Татьяна Вергай. Цветы у дороги - страница 11

Шрифт
Интервал


– Давно не был дома, – Костя облокотился на борта емкости и, задумчиво щурясь от солнечных лучей, отражавшихся от мутноватой воды, бросил рыбам перловку, зерна которой болтались в подвешенном на прищепку пакете. – Знаешь чувство, когда упал и нет сил подняться? Меня словно горой к земле придавило: еще движение, и от меня ничего не останется. – Он раскрошил перловку, отстраненно наблюдая, как несколько десятков серых спинок показалось из воды. – Какой смысл от знаний, когда ничего нельзя сделать? Время упущено. Упущено. – Он вдруг резко обернулся и, радостно вздохнув, обнял. – Где еще, как не дома я наберусь сил? Мой дом – мои костыли, ты – мой врач! Мое лекарство!

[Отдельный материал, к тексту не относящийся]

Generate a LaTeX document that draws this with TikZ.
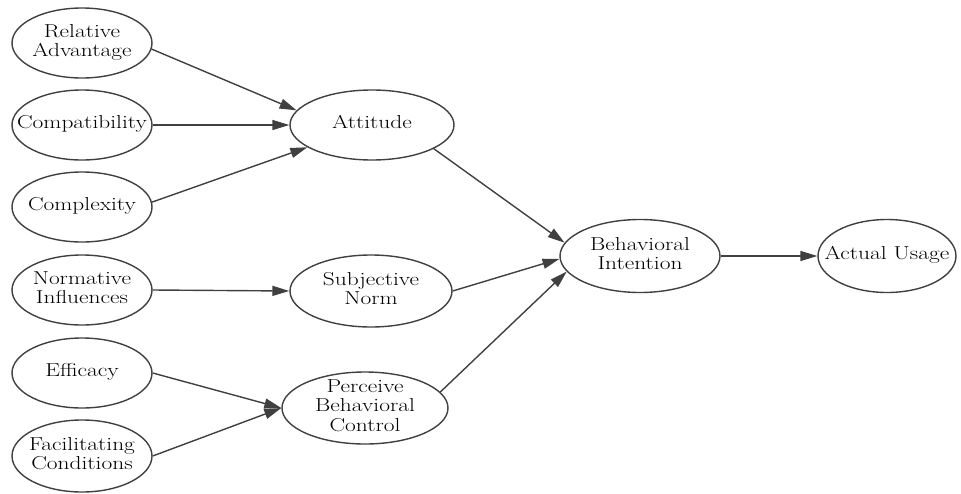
\documentclass[tikz,border=0pt]{standalone}
\usetikzlibrary{shapes.geometric,arrows.meta}
\newcommand{\wlbl}[1]{\scalebox{1.3}[1.04]{\begin{tabular}{@{}c@{}}#1\end{tabular}}}
\begin{document}
\begin{tikzpicture}[x=1pt,y=-1pt,
  oval/.style={draw=black!75,line width=1.4pt,ellipse,inner sep=0pt,minimum width=#1},
  oval/.default=140pt,
  txt/.style={align=center,inner sep=0pt,text=black,font=\fontsize{18}{19}\selectfont},
  edge/.style={draw=black!75,line width=1.4pt,-{Triangle[length=17pt,width=10pt]}}]
\useasboundingbox (0,0) rectangle (961,493);
% left column
\node[oval,minimum height=70pt] (ra) at (82,43) {};
\node[txt] (rat) at (ra) {\wlbl{Relative\\Advantage}};
\node[oval,minimum height=70pt] (comp) at (82,125) {};
\node[txt] (compt) at (comp) {\wlbl{Compatibility}};
\node[oval,minimum height=70pt] (cx) at (82,207) {};
\node[txt] (cxt) at (cx) {\wlbl{Complexity}};
\node[oval,minimum height=70pt] (ni) at (82,290) {};
\node[txt] (nit) at (ni) {\wlbl{Normative\\Influences}};
\node[oval,minimum height=70pt] (eff) at (82,373) {};
\node[txt] (efft) at (eff) {\wlbl{Efficacy}};
\node[oval,minimum height=72pt] (fc) at (82,456) {};
\node[txt] (fct) at (fc) {\wlbl{Facilitating\\Conditions}};
% middle column
\node[oval=164pt,minimum height=70pt] (att) at (372,125) {};
\node[txt] (attt) at (att) {\wlbl{Attitude}};
\node[oval=162pt,minimum height=72pt] (sn) at (371,291) {};
\node[txt] (snt) at (sn) {\wlbl{Subjective\\Norm}};
\node[oval=166pt,minimum height=72pt] (pbc) at (365,408) {};
\node[txt] (pbct) at (pbc) {\wlbl{Perceive\\Behavioral\\Control}};
% right
\node[oval=160pt,minimum height=73pt] (bi) at (640,256) {};
\node[txt] (bit) at (bi) {\wlbl{Behavioral\\Intention}};
\node[oval=138pt,minimum height=73pt] (au) at (887,256) {};
\node[txt] (aut) at (au) {\wlbl{Actual Usage}};
% edges
\draw[edge] (ra.-5) -- (att.169);
\draw[edge] (comp.east) -- (att.west);
\draw[edge] (cx.4) -- (att.199);
\draw[edge] (ni.east) -- (sn.west);
\draw[edge] (eff.east) -- (pbc.west);
\draw[edge] (fc.east) -- (pbc.west);
\draw[edge] (att.-21) -- (bi.170);
\draw[edge] (sn.east) -- (bi.182);
\draw[edge] (pbc.12) -- (bi.192);
\draw[edge] (bi.east) -- (au.west);
\end{tikzpicture}
\end{document}
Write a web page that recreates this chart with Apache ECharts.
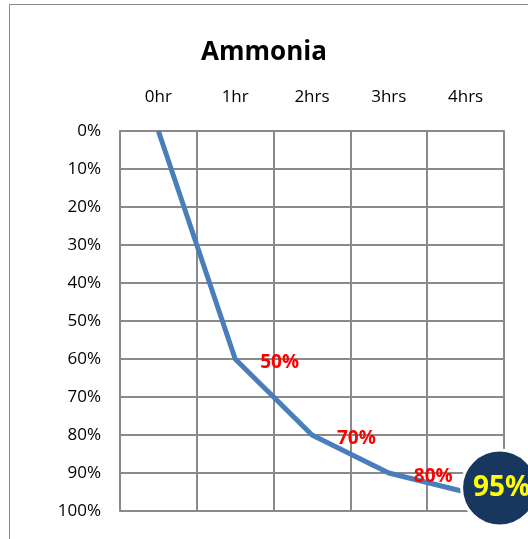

– Анжела думает, что отец уйдет от мамы, – Костя был выше на две головы, оттого приходилось запрокидывать голову.

– Она продолжает с тобой общаться? – желваки заходили по потемневшему лицу. Разве что живущим за пределами поселка не было известно об отношении брата к этой девушке: их конфликты и стычки в свое время породили немало домыслов и неприятных слухов. – Однажды ты проклянешь день, когда ввела её в дом.

Неторопливо прошествовавшая кошка с оцарапанной мордой, несшая в зубах неподвижную крысу, привлекла внимание.

– Старушка с охоты возвращается…

– В ее годы это подвиг, – он вяло улыбнулся и отстранился. – У крыс, как и у тараканов, есть удивительная способность – выживать. Трави, дави, что хочешь делай с ними, выживут. Людям бы так.

– Природа не допустит, чтобы паразит жил долго. Мы слишком вредные.

– Вредность и паразитизм уходит на второй план, когда в деле замешаны близкие, – он закурил, ненадолго замолчав. – Раньше думал, что страшнее, чем потерять своего близкого ничего нет. Это лечится. Год, другой, и… Все заживает, прошлое в прошлом остается… Страшнее жить изо дня в день, зная о смертельном приговоре, который ни один врач не исправит, и молчать, ничем себя не выдавая…

– Кто-то из твоих пациентов должен умереть? – посочувствовала я, положив ладонь на его плечо. – Помнишь совет мамы: выставляй стену между собой и умирающим пациентом, иначе сгоришь.

Некоторое время братец смотрел, словно я направила на него заряженное ружье с намерением выстрелить. Порываясь сказать, смолчал.

Мы часто молчали, когда нужно было говорить и кричать, и временами казалось, что идет соревнование, кто продержится дольше всех в этом невыносимом конкурсе. Хороших новостей то не касалось, ими спешили поделиться со всяким встречным, создавая иллюзию счастливейших из смертных. Плохие скрывались неделями, а то и месяцами до момента, когда события уже вовсю выглядывали из порванного дедоморозовского мешка с плохенькими сюрпризами. Мешок рвался, и нам не оставалось иного, как подставить в молчании плечо друг другу. Слова в такие минуты не имели силы, а зачастую и вовсе не находилось.